Sally Rubenstone, the editor of collegeconfidential.com, which offers admissions advice and counseling, wrote in an e-mail response to a reporter’s question that she wondered whether online discussions were helpful “or are we, instead, merely fanning the flames of fear in an already overly stressed process.”
“Sometimes high school seniors should head to a movie or out for a jog and away from the keyboard and admissions angst,” she added.
Ms. Rubenstone acknowledged that sometimes the information provided was “downright wrong” but said she believed that “over all, it’s on target.”
Bari Meltzer Norman, who runs www.mycollegecounselor.com, which offers admissions advice, said chat rooms were mostly “amplified neighborhood chatter, much of which is pure speculation.”
“Almost all of it feeds anxiety,” Ms. Norman added. “I see people on those boards asking questions that should be directed at a knowledgeable college adviser.”
Jane F. Ross, an education consultant in Manhattan, said some parents were upset after reading postings about students who had been admitted to select colleges, yet had lower test scores or weaker grades than their children.
“It had not even occurred to these parents (well-educated and generally sophisticated from all appearances) that perhaps the postings to the site were not entirely reliable,” Ms. Ross wrote in an e-mail message.
“Perhaps it is simply a sign of the times,” she added, “that the college admissions process itself seems increasingly mystical, so families and students are seeking soothsayers in the forms of blogs and chat rooms.”
Certainly, there is inherent drama in the story of admissions. The narrative arc can stretch for months like a good soap opera in some cases, from the time in early fall when students decide where to apply, through SAT’s, Medical School Admissions Test, transcripts lost and found, class rank ascending and descending — to the nail-biting, double tick-tock countdowns of application deadlines and the notification period, which is in the spring. And the public can listen in on the kind of conversations that used to be shared only between friends, with college counselors — or with the colleges themselves.
Some writers make entirely unveiled cries for help, like this message posted on Tuesday on collegeconfidential: “I totally feel like I am a failure and I have failed my parents as a son … o be honest, I feel like committing suicide.”
He wrote that he had applied to 13 colleges and, as of early this week, had been rejected by 4 of them.
“What crime did I do to deserve this?” he wrote.

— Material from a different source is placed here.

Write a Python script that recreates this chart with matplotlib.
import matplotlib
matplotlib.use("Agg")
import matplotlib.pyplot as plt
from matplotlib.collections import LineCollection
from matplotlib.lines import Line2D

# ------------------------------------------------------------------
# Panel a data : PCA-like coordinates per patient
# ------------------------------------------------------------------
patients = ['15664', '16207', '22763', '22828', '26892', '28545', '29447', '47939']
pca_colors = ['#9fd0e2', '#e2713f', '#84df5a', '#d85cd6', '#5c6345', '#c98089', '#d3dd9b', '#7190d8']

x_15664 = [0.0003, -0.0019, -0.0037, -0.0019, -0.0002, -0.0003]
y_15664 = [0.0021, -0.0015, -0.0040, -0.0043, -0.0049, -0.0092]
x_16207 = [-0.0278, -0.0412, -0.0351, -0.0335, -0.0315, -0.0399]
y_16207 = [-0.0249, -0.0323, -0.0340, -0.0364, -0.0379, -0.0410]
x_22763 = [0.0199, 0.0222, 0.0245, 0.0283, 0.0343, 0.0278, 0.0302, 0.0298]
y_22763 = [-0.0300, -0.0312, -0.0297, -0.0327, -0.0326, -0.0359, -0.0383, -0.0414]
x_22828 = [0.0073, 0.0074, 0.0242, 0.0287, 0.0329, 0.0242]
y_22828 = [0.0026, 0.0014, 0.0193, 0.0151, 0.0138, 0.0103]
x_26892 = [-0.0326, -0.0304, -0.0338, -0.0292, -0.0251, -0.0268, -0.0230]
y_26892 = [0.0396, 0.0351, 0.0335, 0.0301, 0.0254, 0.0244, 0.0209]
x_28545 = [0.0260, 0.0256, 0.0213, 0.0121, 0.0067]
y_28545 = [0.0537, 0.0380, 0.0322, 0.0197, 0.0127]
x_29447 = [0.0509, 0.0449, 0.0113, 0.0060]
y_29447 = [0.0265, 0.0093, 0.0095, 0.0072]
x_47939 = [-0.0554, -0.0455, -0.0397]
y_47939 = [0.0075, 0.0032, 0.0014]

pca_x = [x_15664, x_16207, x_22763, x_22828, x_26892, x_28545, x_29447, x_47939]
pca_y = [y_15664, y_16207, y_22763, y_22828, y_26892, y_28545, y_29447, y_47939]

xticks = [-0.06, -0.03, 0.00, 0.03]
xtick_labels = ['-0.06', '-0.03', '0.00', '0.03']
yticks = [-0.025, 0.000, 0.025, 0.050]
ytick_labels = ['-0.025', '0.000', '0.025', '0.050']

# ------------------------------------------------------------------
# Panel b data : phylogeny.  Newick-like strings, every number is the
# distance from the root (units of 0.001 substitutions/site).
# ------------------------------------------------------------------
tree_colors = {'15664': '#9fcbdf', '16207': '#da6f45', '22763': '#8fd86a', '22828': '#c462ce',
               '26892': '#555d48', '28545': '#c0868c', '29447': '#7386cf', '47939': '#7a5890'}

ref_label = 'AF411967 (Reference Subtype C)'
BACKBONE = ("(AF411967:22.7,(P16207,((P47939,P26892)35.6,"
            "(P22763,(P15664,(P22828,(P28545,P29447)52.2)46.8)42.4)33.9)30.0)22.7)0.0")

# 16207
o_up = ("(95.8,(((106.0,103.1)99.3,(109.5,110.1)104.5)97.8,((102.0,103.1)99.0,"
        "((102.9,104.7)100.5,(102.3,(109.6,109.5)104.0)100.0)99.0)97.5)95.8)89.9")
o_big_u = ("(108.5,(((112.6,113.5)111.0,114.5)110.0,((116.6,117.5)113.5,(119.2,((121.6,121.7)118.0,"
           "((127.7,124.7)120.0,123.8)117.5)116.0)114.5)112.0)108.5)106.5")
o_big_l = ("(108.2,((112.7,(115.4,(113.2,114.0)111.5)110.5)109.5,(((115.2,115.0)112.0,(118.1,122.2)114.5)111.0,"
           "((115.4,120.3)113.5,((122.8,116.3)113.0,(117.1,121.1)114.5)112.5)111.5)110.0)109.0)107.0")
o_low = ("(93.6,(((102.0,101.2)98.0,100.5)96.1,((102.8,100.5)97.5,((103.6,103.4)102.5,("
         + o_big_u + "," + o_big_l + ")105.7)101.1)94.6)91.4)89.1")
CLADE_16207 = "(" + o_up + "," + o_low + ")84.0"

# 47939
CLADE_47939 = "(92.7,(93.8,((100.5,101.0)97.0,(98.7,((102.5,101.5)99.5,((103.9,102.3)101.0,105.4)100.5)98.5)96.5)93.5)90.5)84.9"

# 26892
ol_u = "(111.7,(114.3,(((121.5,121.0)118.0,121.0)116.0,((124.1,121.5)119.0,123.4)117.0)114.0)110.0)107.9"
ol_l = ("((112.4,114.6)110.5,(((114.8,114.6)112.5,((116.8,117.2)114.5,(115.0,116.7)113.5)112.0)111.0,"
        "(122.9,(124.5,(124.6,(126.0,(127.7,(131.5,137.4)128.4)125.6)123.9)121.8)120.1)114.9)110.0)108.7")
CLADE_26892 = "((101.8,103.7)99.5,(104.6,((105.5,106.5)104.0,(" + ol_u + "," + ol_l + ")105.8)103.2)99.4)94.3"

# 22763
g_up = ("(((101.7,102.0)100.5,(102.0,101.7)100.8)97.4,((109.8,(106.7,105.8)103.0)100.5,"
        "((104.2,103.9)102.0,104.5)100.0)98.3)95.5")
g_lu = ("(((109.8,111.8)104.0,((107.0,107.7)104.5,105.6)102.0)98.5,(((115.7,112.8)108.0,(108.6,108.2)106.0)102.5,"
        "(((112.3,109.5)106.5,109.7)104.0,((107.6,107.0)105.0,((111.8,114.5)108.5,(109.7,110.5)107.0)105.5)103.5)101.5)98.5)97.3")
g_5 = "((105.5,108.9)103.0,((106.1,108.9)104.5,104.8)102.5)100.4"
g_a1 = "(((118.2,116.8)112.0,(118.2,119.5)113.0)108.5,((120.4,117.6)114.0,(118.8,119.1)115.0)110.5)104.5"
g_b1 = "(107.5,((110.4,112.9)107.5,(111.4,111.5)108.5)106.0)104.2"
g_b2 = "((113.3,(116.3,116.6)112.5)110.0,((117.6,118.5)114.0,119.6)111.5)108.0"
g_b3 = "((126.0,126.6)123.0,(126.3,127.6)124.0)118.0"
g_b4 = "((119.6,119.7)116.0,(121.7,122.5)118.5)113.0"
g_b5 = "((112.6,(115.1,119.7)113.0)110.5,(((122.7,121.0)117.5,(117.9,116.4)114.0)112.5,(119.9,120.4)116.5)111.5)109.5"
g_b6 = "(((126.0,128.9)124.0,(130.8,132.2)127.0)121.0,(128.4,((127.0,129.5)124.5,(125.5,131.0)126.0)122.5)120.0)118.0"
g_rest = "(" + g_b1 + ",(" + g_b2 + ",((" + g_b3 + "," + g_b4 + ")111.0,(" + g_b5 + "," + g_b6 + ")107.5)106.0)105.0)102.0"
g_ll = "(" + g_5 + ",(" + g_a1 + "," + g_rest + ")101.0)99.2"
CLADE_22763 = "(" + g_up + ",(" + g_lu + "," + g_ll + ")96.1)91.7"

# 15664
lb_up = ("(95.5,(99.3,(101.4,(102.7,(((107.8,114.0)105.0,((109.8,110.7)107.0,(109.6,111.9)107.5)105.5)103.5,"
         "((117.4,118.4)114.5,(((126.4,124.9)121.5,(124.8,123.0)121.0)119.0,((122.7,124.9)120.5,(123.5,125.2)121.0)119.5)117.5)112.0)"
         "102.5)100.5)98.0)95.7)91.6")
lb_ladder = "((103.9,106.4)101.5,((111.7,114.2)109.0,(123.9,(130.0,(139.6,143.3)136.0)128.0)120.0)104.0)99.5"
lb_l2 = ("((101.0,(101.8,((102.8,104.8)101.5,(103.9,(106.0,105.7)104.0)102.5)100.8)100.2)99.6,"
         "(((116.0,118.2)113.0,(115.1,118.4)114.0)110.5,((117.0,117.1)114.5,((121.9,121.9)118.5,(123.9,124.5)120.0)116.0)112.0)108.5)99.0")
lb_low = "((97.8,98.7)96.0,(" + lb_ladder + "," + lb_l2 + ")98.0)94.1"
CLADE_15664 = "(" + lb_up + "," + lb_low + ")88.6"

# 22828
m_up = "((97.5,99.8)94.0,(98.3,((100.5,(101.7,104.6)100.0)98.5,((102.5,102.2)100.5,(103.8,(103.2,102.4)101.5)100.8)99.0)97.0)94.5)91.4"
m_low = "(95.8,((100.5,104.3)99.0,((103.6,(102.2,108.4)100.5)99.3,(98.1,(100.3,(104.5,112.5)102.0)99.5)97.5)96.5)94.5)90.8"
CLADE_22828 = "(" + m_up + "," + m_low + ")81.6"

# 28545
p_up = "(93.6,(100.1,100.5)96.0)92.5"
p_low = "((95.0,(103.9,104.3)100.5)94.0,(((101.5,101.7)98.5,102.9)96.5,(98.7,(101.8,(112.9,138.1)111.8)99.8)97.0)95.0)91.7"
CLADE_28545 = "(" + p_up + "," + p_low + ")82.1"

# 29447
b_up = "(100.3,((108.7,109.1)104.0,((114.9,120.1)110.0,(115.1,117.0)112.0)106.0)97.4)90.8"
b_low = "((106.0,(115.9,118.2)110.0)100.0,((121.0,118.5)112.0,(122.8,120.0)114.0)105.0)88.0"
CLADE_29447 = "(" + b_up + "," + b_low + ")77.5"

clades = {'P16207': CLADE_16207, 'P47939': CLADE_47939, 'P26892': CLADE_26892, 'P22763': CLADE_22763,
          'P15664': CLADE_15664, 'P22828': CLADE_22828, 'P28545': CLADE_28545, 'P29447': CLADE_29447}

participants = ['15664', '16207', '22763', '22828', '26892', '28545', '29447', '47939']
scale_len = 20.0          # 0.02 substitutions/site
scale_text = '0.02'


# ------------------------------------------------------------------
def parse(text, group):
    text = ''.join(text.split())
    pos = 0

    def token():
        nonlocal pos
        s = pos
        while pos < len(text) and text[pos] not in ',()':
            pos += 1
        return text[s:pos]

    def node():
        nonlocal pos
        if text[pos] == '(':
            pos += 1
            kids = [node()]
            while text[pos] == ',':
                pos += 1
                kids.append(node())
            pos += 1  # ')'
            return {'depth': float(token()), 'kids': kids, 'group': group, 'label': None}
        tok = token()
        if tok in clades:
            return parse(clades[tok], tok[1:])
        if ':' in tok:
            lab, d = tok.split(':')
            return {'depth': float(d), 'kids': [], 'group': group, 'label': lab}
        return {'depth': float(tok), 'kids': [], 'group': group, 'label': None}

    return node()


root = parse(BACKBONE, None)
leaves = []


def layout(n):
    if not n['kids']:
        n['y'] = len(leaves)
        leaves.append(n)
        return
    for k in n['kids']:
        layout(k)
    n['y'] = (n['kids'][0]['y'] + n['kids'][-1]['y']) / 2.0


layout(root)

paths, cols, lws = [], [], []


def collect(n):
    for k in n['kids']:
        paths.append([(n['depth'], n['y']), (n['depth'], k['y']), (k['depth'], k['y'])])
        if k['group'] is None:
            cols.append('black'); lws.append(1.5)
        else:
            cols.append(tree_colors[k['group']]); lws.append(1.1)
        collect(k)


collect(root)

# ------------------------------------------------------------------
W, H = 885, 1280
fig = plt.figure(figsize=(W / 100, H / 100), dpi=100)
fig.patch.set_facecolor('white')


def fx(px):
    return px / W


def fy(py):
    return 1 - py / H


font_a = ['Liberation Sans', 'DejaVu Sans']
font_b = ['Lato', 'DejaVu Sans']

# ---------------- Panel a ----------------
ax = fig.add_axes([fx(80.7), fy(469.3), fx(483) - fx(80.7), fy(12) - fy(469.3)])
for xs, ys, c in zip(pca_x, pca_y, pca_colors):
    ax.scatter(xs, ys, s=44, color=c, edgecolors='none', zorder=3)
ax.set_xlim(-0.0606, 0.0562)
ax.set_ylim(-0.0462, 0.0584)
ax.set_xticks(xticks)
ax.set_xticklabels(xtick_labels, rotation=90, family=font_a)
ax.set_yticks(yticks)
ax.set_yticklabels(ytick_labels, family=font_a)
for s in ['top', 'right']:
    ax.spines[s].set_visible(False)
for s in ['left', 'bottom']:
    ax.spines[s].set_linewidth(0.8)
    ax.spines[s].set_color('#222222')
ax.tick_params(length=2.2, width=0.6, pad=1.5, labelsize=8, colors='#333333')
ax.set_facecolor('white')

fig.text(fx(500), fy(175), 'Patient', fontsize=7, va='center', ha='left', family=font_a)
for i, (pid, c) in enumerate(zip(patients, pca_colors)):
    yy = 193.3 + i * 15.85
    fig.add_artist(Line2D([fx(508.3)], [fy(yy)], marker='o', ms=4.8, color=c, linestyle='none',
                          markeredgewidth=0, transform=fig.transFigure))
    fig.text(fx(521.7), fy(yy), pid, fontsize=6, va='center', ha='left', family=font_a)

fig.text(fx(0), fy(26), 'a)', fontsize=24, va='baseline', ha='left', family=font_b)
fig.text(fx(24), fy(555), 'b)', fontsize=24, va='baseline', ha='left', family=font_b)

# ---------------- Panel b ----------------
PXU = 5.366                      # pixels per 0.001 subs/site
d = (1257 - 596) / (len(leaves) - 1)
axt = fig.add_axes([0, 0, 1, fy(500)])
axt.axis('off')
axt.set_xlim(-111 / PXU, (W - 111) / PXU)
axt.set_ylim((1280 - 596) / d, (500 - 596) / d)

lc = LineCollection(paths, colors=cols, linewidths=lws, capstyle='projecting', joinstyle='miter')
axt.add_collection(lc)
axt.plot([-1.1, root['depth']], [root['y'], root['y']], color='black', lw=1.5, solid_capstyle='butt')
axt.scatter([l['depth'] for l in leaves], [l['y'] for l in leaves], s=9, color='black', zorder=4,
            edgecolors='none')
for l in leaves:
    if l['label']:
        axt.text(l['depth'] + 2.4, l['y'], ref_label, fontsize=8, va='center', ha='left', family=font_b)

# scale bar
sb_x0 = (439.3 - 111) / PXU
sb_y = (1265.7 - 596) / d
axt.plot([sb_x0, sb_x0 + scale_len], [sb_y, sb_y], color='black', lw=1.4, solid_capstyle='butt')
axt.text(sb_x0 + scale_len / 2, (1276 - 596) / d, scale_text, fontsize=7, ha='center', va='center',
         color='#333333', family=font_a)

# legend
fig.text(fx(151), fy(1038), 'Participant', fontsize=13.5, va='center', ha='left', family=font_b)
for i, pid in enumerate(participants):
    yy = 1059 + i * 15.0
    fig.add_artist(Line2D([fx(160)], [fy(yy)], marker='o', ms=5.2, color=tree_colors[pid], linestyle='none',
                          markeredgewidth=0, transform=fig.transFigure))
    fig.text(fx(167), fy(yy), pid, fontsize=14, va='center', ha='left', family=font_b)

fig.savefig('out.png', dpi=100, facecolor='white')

The first response to his message offered a colon and open parenthesis in the form of a frowning face. The second response advised applying to “an easier but good school.” William Slocum, a counselor at Lenape High School in Medford, N.J., said the sharing of emotions on Web sites was cathartic.
“Any forum that allows an individual to process and validate his/her emotions can be therapeutic,” Mr. Slocum said.
Still, even in the age of sharing, the best advice may be this: Say nothing. “I almost always advise my students not to share with anyone where they are applying (verbally or in chat rooms),” Steven Roy Goodman, an education consultant in Washington, wrote in an e-mail message.
Mr. Goodman explained that this way, “my students can avoid having friends, acquaintances, and neighbors constantly ask if they have heard from College X or University Y.”
But some news is good to share. On livejournal.com last week, came this: “Yay! I made USC. =)”
The message ended with this: “Tiiiired. Off to sleep. Whoo hoo. College stress gone.”